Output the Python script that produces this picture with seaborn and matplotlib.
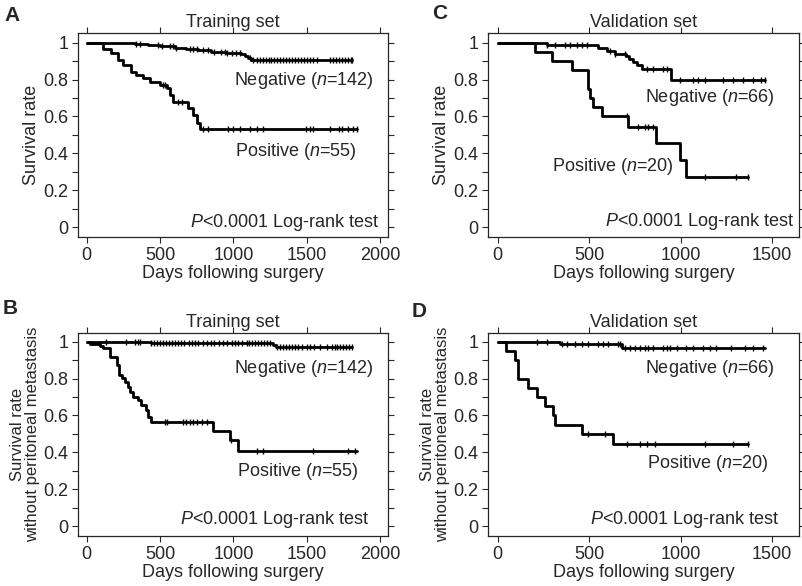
import numpy as np
import pandas as pd
import matplotlib
matplotlib.use("Agg")
import matplotlib.pyplot as plt
import seaborn as sns

# -----------------------------
# Data (Kaplan-Meier steps + censor times)
# -----------------------------

# A: training set, overall survival
a_neg_t = [0, 330, 420, 500, 600, 680, 760, 850, 950, 1050, 1080, 1100, 1120]
a_neg_s = [1.0, 0.993, 0.986, 0.979, 0.972, 0.965, 0.958, 0.951, 0.944, 0.936, 0.925, 0.914, 0.905]
a_neg_end = 1810
a_neg_cens = [339, 362, 487, 510, 567, 589, 612, 703, 726, 749, 794, 830, 870, 919, 940,
              960, 990, 1020, 1044, 1113, 1135, 1160, 1180, 1200, 1220, 1240, 1260, 1280,
              1300, 1320, 1340, 1360, 1380, 1400, 1420, 1440, 1460, 1480, 1500, 1520, 1545,
              1568, 1659, 1680, 1700, 1720, 1740, 1760, 1780, 1800, 1810]

a_pos_t = [0, 111, 168, 214, 248, 305, 339, 385, 430, 498, 544, 567, 590, 692, 726, 749, 771]
a_pos_s = [1.0, 0.964, 0.942, 0.906, 0.879, 0.843, 0.825, 0.810, 0.788, 0.770, 0.753,
           0.716, 0.680, 0.644, 0.608, 0.563, 0.531]
a_pos_end = 1841
a_pos_cens = [520, 535, 620, 650, 794, 828, 965, 999, 1044, 1113, 1158, 1203, 1494, 1522,
              1545, 1659, 1721, 1738, 1784, 1818, 1841]

# B: training set, survival without peritoneal metastasis
b_neg_t = [0, 441, 1272, 1290]
b_neg_s = [1.0, 0.993, 0.982, 0.971]
b_neg_end = 1806
b_neg_cens = [130, 271, 328, 350, 362, 441, 460, 480, 500, 520, 540, 560, 580, 600, 620, 640,
              660, 700, 720, 740, 760, 790, 820, 850, 870, 900, 930, 960, 990, 1010, 1030,
              1060, 1090, 1110, 1130, 1150, 1170, 1190, 1210, 1230, 1250, 1300, 1320, 1340,
              1360, 1380, 1400, 1420, 1440, 1470, 1500, 1520, 1550, 1590, 1640, 1670, 1690,
              1710, 1730, 1750, 1770, 1790, 1806]

b_pos_t = [0, 20, 89, 111, 157, 203, 220, 243, 259, 282, 294, 316, 350, 373, 407, 418, 441,
           862, 976, 1033]
b_pos_s = [1.0, 0.987, 0.978, 0.964, 0.915, 0.874, 0.819, 0.801, 0.783, 0.756, 0.729, 0.702,
           0.684, 0.657, 0.629, 0.593, 0.566, 0.515, 0.467, 0.407]
b_pos_end = 1841
b_pos_cens = [532, 544, 658, 680, 703, 726, 749, 783, 817, 985, 1158, 1203, 1545, 1784, 1829]

# C: validation set, overall survival
c_neg_t = [0, 267, 549, 595, 640, 700, 720, 740, 760, 790, 945]
c_neg_s = [1.0, 0.985, 0.97, 0.955, 0.94, 0.925, 0.91, 0.895, 0.88, 0.855, 0.80]
c_neg_end = 1460
c_neg_cens = [267, 313, 368, 395, 431, 459, 486, 613, 640, 695, 814, 850, 905, 923, 996, 1068,
              1096, 1132, 1232, 1287, 1341, 1396, 1442, 1460]

c_pos_t = [0, 204, 295, 404, 495, 504, 522, 568, 713, 868, 996, 1032]
c_pos_s = [1.0, 0.95, 0.90, 0.85, 0.75, 0.70, 0.65, 0.60, 0.545, 0.455, 0.364, 0.273]
c_pos_end = 1369
c_pos_cens = [705, 768, 804, 823, 850, 1132, 1305, 1369]

# D: validation set, survival without peritoneal metastasis
d_neg_t = [0, 340, 677]
d_neg_s = [1.0, 0.985, 0.967]
d_neg_end = 1460
d_neg_cens = [213, 268, 349, 377, 422, 459, 495, 549, 577, 604, 659, 668, 695, 723, 750, 777,
              805, 823, 850, 905, 923, 941, 978, 1032, 1068, 1123, 1160, 1196, 1278, 1351,
              1396, 1451]

d_pos_t = [0, 45, 95, 113, 167, 213, 258, 304, 313, 459, 631]
d_pos_s = [1.0, 0.95, 0.90, 0.80, 0.75, 0.70, 0.65, 0.60, 0.55, 0.50, 0.445]
d_pos_end = 1369
d_pos_cens = [495, 586, 705, 777, 814, 859, 1132, 1287, 1369]

panels = [
    dict(letter="A", title="Training set", ylabel="Survival rate",
         neg=(a_neg_t, a_neg_s, a_neg_end, a_neg_cens), pos=(a_pos_t, a_pos_s, a_pos_end, a_pos_cens),
         neg_lab="Negative ($\\mathit{n}$=142)", pos_lab="Positive ($\\mathit{n}$=55)",
         neg_xy=(1954, 0.797), pos_xy=(1841, 0.41), p_xy=(2000, 0.025),
         xticks=[0, 500, 1000, 1500, 2000], xlim=(-60, 2055), ylim=(-0.053, 1.052),
         rect=[0.0971, 0.5956, 0.3861, 0.3481], letter_xy=(0.006, 0.99)),
    dict(letter="C", title="Validation set", ylabel="Survival rate",
         neg=(c_neg_t, c_neg_s, c_neg_end, c_neg_cens), pos=(c_pos_t, c_pos_s, c_pos_end, c_pos_cens),
         neg_lab="Negative ($\\mathit{n}$=66)", pos_lab="Positive ($\\mathit{n}$=20)",
         neg_xy=(1515, 0.70), pos_xy=(959, 0.328), p_xy=(1624, 0.03),
         xticks=[0, 500, 1000, 1500], xlim=(-53, 1647), ylim=(-0.053, 1.052),
         rect=[0.6077, 0.5956, 0.3873, 0.3481], letter_xy=(0.538, 0.993)),
    dict(letter="B", title="Training set", ylabel="Survival rate\nwithout peritoneal metastasis",
         neg=(b_neg_t, b_neg_s, b_neg_end, b_neg_cens), pos=(b_pos_t, b_pos_s, b_pos_end, b_pos_cens),
         neg_lab="Negative ($\\mathit{n}$=142)", pos_lab="Positive ($\\mathit{n}$=55)",
         neg_xy=(1954, 0.852), pos_xy=(1852, 0.295), p_xy=(1932, 0.033),
         xticks=[0, 500, 1000, 1500, 2000], xlim=(-60, 2055), ylim=(-0.054, 1.047),
         rect=[0.0971, 0.0853, 0.3861, 0.3464], letter_xy=(0.003, 0.49)),
    dict(letter="D", title="Validation set", ylabel="Survival rate\nwithout peritoneal metastasis",
         neg=(d_neg_t, d_neg_s, d_neg_end, d_neg_cens), pos=(d_pos_t, d_pos_s, d_pos_end, d_pos_cens),
         neg_lab="Negative ($\\mathit{n}$=66)", pos_lab="Positive ($\\mathit{n}$=20)",
         neg_xy=(1515, 0.856), pos_xy=(1478, 0.34), p_xy=(1542, 0.033),
         xticks=[0, 500, 1000, 1500], xlim=(-53, 1647), ylim=(-0.054, 1.047),
         rect=[0.6077, 0.0853, 0.3873, 0.3464], letter_xy=(0.513, 0.485)),
]

# -----------------------------
# Style
# -----------------------------
sns.set_style("ticks")
plt.rcParams["font.family"] = ["Liberation Sans", "DejaVu Sans"]
plt.rcParams["mathtext.fontset"] = "custom"
plt.rcParams["mathtext.rm"] = "Liberation Sans"
plt.rcParams["mathtext.it"] = "Liberation Sans:italic"
plt.rcParams["axes.linewidth"] = 0.9

FS = 13


def km_frame(t, s, end):
    df = pd.DataFrame({"day": list(t) + [end], "surv": list(s) + [s[-1]]})
    return df


def cens_frame(t, s, cens):
    t = np.asarray(t)
    s = np.asarray(s)
    c = np.asarray(cens)
    idx = np.searchsorted(t, c, side="right") - 1
    return pd.DataFrame({"day": c, "surv": s[idx]})


fig = plt.figure(figsize=(8.03, 5.86), dpi=100)

for p in panels:
    ax = fig.add_axes(p["rect"])
    for key in ["neg", "pos"]:
        t, s, end, cens = p[key]
        sns.lineplot(data=km_frame(t, s, end), x="day", y="surv", ax=ax, color="black",
                     linewidth=2.0, drawstyle="steps-post", estimator=None, sort=False)
        sns.scatterplot(data=cens_frame(t, s, cens), x="day", y="surv", ax=ax, color="black",
                        marker="|", s=22, linewidth=1.0)

    ax.set_xlim(*p["xlim"])
    ax.set_ylim(*p["ylim"])
    ax.set_xticks(p["xticks"])
    ax.set_xticklabels([str(x) for x in p["xticks"]])
    ax.set_yticks([0, 0.2, 0.4, 0.6, 0.8, 1.0])
    ax.set_yticklabels(["0", "0.2", "0.4", "0.6", "0.8", "1"])
    ax.set_yticks(np.arange(0.1, 1.0, 0.2), minor=True)
    ax.tick_params(which="both", direction="out", top=True, right=True, labelsize=FS,
                   width=0.8, pad=3)
    ax.tick_params(which="major", length=4)
    ax.tick_params(which="minor", length=4)
    for sp in ax.spines.values():
        sp.set_visible(True)

    two_line = "\n" in p["ylabel"]
    ax.set_xlabel("Days following surgery", fontsize=FS, labelpad=1)
    ax.set_ylabel(p["ylabel"], fontsize=12 if two_line else FS, labelpad=2, linespacing=1.0)
    ax.set_title(p["title"], fontsize=FS, pad=4)

    ax.text(*p["neg_xy"], p["neg_lab"], ha="right", va="center", fontsize=FS)
    ax.text(*p["pos_xy"], p["pos_lab"], ha="right", va="center", fontsize=FS)
    ax.text(*p["p_xy"], "$\\mathit{P}$<0.0001 Log-rank test", ha="right", va="center", fontsize=FS)

    fig.text(*p["letter_xy"], p["letter"], fontsize=15, fontweight="bold", ha="left", va="top")

fig.savefig("out.png", dpi=100)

------------

Your task is to return the lines above, from the first one up to and including the line containing "1568, 1659, 1680, 1700, 1720, 1740, 1760, 1780, 1800, 1810]", minus any pictures.

* _Output for this exercise_:
Output the Python script that produces this picture with seaborn and matplotlib.
import numpy as np
import pandas as pd
import matplotlib
matplotlib.use("Agg")
import matplotlib.pyplot as plt
import seaborn as sns

# -----------------------------
# Data (Kaplan-Meier steps + censor times)
# -----------------------------

# A: training set, overall survival
a_neg_t = [0, 330, 420, 500, 600, 680, 760, 850, 950, 1050, 1080, 1100, 1120]
a_neg_s = [1.0, 0.993, 0.986, 0.979, 0.972, 0.965, 0.958, 0.951, 0.944, 0.936, 0.925, 0.914, 0.905]
a_neg_end = 1810
a_neg_cens = [339, 362, 487, 510, 567, 589, 612, 703, 726, 749, 794, 830, 870, 919, 940,
              960, 990, 1020, 1044, 1113, 1135, 1160, 1180, 1200, 1220, 1240, 1260, 1280,
              1300, 1320, 1340, 1360, 1380, 1400, 1420, 1440, 1460, 1480, 1500, 1520, 1545,
              1568, 1659, 1680, 1700, 1720, 1740, 1760, 1780, 1800, 1810]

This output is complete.